Yum! This salad is Middle Eastern inspired. The sauce is amazingly addictive as well as gluten and dairy free. You will want to lick the bowl clean! I suggest making a double batch of the sauce. Any left overs of the sauce would make a wonderful salad dressing or a dipping sauce for veggies or some type of spring roll!
I made a double batch of this salad today thinking my husband could enjoy it as a side dish with tonight’s dinner and tomorrows lunch. He took one bite and ate the whole thing all by his lonesome! I take that as a compliment and it brings me a huge smile. I hope you find this Tahini Vegetable Medley Salad as addictive as I have.
I should quickly note, if you don’t own a spiralizer you can simply use a potato peeler… peeling the zucchini and carrots down to the core. This will make “fettuccine-like” noodles. I do however recommend pampering yourself with a spiralizer, they are so much fun to use, specially for kids!
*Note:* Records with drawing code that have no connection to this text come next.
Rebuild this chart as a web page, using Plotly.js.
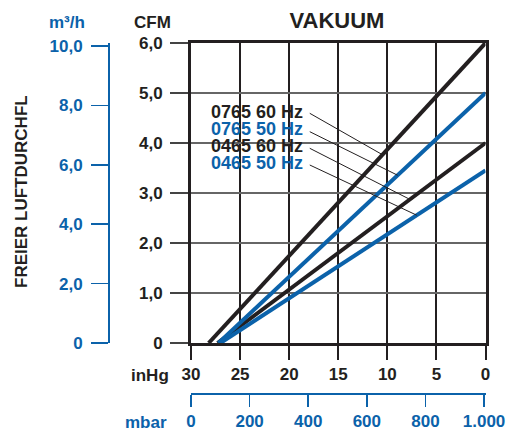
<!DOCTYPE html>
<html>
<head>
<meta charset="utf-8">
<script src="https://cdn.plot.ly/plotly-3.0.1.min.js"></script>
<style>html,body{margin:0;padding:0;background:#fff;}#chart{width:510px;height:434px;}</style>
</head>
<body>
<div id="chart"></div>
<script>
// ---- data ----
var seriesNames = ['0765 60 Hz', '0465 60 Hz', '0765 50 Hz', '0465 50 Hz'];
var inHg_0765_60 = [28.2, 0];
var cfm_0765_60 = [0, 6.0];
var inHg_0465_60 = [27.3, 0];
var cfm_0465_60 = [0, 4.0];
var inHg_0765_50 = [27.2, 0];
var cfm_0765_50 = [0, 5.0];
var inHg_0465_50 = [27.0, 0];
var cfm_0465_50 = [0, 3.45];

var inHgTicks = [30, 25, 20, 15, 10, 5, 0];
var inHgLabels = ['30', '25', '20', '15', '10', '5', '0'];
var cfmTicks = [0, 1, 2, 3, 4, 5, 6];
var cfmLabels = ['0', '1,0', '2,0', '3,0', '4,0', '5,0', '6,0'];
var m3hTicks = [0, 2, 4, 6, 8, 10];
var m3hLabels = ['0', '2,0', '4,0', '6,0', '8,0', '10,0'];
var mbarTicks = [0, 200, 400, 600, 800, 1000];
var mbarLabels = ['0', '200', '400', '600', '800', '1.000'];

// ---- styling ----
var BLACK = '#231f20';
var BLUE = '#0b62aa';
var FONT = 'Liberation Sans, Arial, sans-serif';
var W = 510, H = 434;
var PX_L = 191, PX_R = 485.5, PX_T = 43, PX_B = 343;

function bold(arr) { return arr.map(function (t) { return '<b>' + t + '</b>'; }); }

function interp(xs, ys, x) {
  var x0 = xs[0], x1 = xs[xs.length - 1], y0 = ys[0], y1 = ys[ys.length - 1];
  return y0 + (y1 - y0) * (x - x0) / (x1 - x0);
}

var series = [
  {name: seriesNames[0], x: inHg_0765_60, y: cfm_0765_60, color: BLACK},
  {name: seriesNames[1], x: inHg_0465_60, y: cfm_0465_60, color: BLACK},
  {name: seriesNames[2], x: inHg_0765_50, y: cfm_0765_50, color: BLUE},
  {name: seriesNames[3], x: inHg_0465_50, y: cfm_0465_50, color: BLUE}
];

var traces = series.map(function (s) {
  return {type: 'scatter', mode: 'lines', x: s.x, y: s.y, name: s.name,
          line: {color: s.color, width: 4}, hoverinfo: 'skip', showlegend: false};
});
traces.push({type: 'scatter', mode: 'lines', x: [null], y: [null], xaxis: 'x2', yaxis: 'y2',
             hoverinfo: 'skip', showlegend: false});

// label order from top to bottom
var labelOrder = [
  {s: series[0], ly: 4.626, leadY: 4.594, tip: 10.5},
  {s: series[2], ly: 4.28, leadY: 4.226, tip: 8.95},
  {s: series[1], ly: 3.946, leadY: 3.894, tip: 7.7},
  {s: series[3], ly: 3.60, leadY: 3.56, tip: 7.0}
];

var annotations = [];
var shapes = [];
labelOrder.forEach(function (o) {
  annotations.push({xref: 'x', yref: 'y', x: 28.1, y: o.ly, xanchor: 'left', yanchor: 'middle',
    text: '<b>' + o.s.name + '</b>', showarrow: false, height: 16, borderpad: 0,
    font: {family: FONT, size: 18, color: o.s.color}});
  shapes.push({type: 'line', xref: 'x', yref: 'y', x0: 17.9, y0: o.leadY,
    x1: o.tip, y1: interp(o.s.x, o.s.y, o.tip), line: {color: BLACK, width: 1}});
});

function paperAnn(text, px, py, color, size, angle) {
  return {xref: 'paper', yref: 'paper', x: px / W, y: 1 - py / H, xanchor: 'center', yanchor: 'middle',
    text: '<b>' + text + '</b>', showarrow: false, textangle: angle || 0,
    font: {family: FONT, size: size, color: color}};
}
annotations.push(paperAnn('CFM', 152, 22, BLACK, 17));
annotations.push(paperAnn('m³/h', 67, 22, BLUE, 17));
annotations.push(paperAnn('FREIER LUFTDURCHFL', 21.5, 191.5, BLACK, 17, -90));
annotations.push(paperAnn('inHg', 150, 375, BLACK, 17));
annotations.push(paperAnn('mbar', 146, 422, BLUE, 17));

var tickFont = {family: FONT, size: 17, color: BLACK};
var blueTickFont = {family: FONT, size: 17, color: BLUE};

var layout = {
  width: W, height: H,
  margin: {l: 0, r: 0, t: 0, b: 0},
  paper_bgcolor: '#fff', plot_bgcolor: '#fff',
  showlegend: false,
  title: {text: '<b>VAKUUM</b>', x: 337 / W, xanchor: 'center', y: 1 - 20 / H, yanchor: 'middle',
          font: {family: FONT, size: 22, color: BLACK}},
  xaxis: {
    domain: [PX_L / W, PX_R / W], range: [30, 0], anchor: 'y',
    tickmode: 'array', tickvals: inHgTicks, ticktext: bold(inHgLabels),
    ticks: 'outside', ticklen: 14, tickwidth: 2, tickcolor: BLACK,
    showline: true, linewidth: 3, linecolor: BLACK, mirror: true,
    showgrid: true, gridcolor: BLACK, gridwidth: 2, zeroline: false,
    tickfont: tickFont, fixedrange: true
  },
  yaxis: {
    domain: [(H - PX_B) / H, (H - PX_T) / H], range: [0, 6], anchor: 'x',
    tickmode: 'array', tickvals: cfmTicks, ticktext: bold(cfmLabels),
    ticks: 'outside', ticklen: 18, tickwidth: 2, tickcolor: '#444',
    showline: true, linewidth: 3, linecolor: BLACK, mirror: true,
    showgrid: true, gridcolor: '#666', gridwidth: 2, zeroline: false,
    ticklabelstandoff: 4,
    tickfont: tickFont, fixedrange: true
  },
  yaxis2: {
    overlaying: 'y', anchor: 'free', position: 108 / W, side: 'left',
    range: [0, 10.1],
    tickmode: 'array', tickvals: m3hTicks, ticktext: bold(m3hLabels),
    ticks: 'outside', ticklen: 17, tickwidth: 1.5, tickcolor: BLUE,
    showline: true, linewidth: 1.5, linecolor: BLUE,
    showgrid: false, zeroline: false, ticklabelstandoff: 5,
    tickfont: blueTickFont, fixedrange: true
  },
  xaxis2: {
    overlaying: 'x', anchor: 'free', position: (H - 393) / H, side: 'bottom',
    range: [0, 1005],
    tickmode: 'array', tickvals: mbarTicks, ticktext: bold(mbarLabels),
    ticks: 'outside', ticklen: 12, tickwidth: 1.5, tickcolor: BLUE,
    showline: true, linewidth: 1.5, linecolor: BLUE,
    showgrid: false, zeroline: false, tickfont: blueTickFont, fixedrange: true
  },
  annotations: annotations,
  shapes: shapes
};

Plotly.newPlot('chart', traces, layout, {displayModeBar: false, staticPlot: true});
</script>
</body>
</html>
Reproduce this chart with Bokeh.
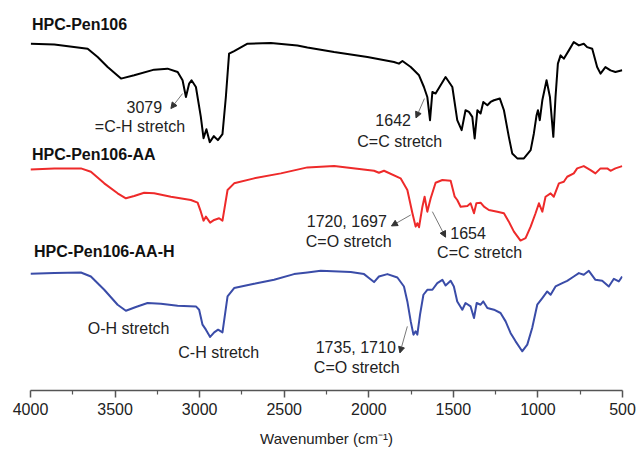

You can also be create and make all sorts of veggie noodles. For inspiration, click (here).
Spiralize the zucchini and carrots. If not eating right away I suggest sprinkling the zucchini with salt. This will help to remove the water from the zucchini. Set aside as you prepare the remaining ingredients. If you plan on eating all of it right away, it’s fine to skip the salting process. If you don’t have a spiralizer you can use a potato peeler and make long, thin noodles.
Cut the cabbage into quarters, using your large chef’s knife remove the core from one of the quarters and discard it. Chop into small pieces. If you are going to make large batches of this, you could easily use your food processor to ease your chopping hand.
Chop the broccoli into small florets. Did you know you can spiralize the broccoli stems?
Toss all the veggies together.
Stir or using your blender, mix together the Tahini, soy replacement, water, sweetener, vinegar, hot sauce, oil, mustard, salt and pepper. Tasting to adjust seasoning if needed.
When you’re ready to serve, add the sauce to the veggies tossing it with your hands, coating everything evenly.
Garnish with mint and sesame seeds.
Stored in a glass container in the fridge for up to 2-3 days.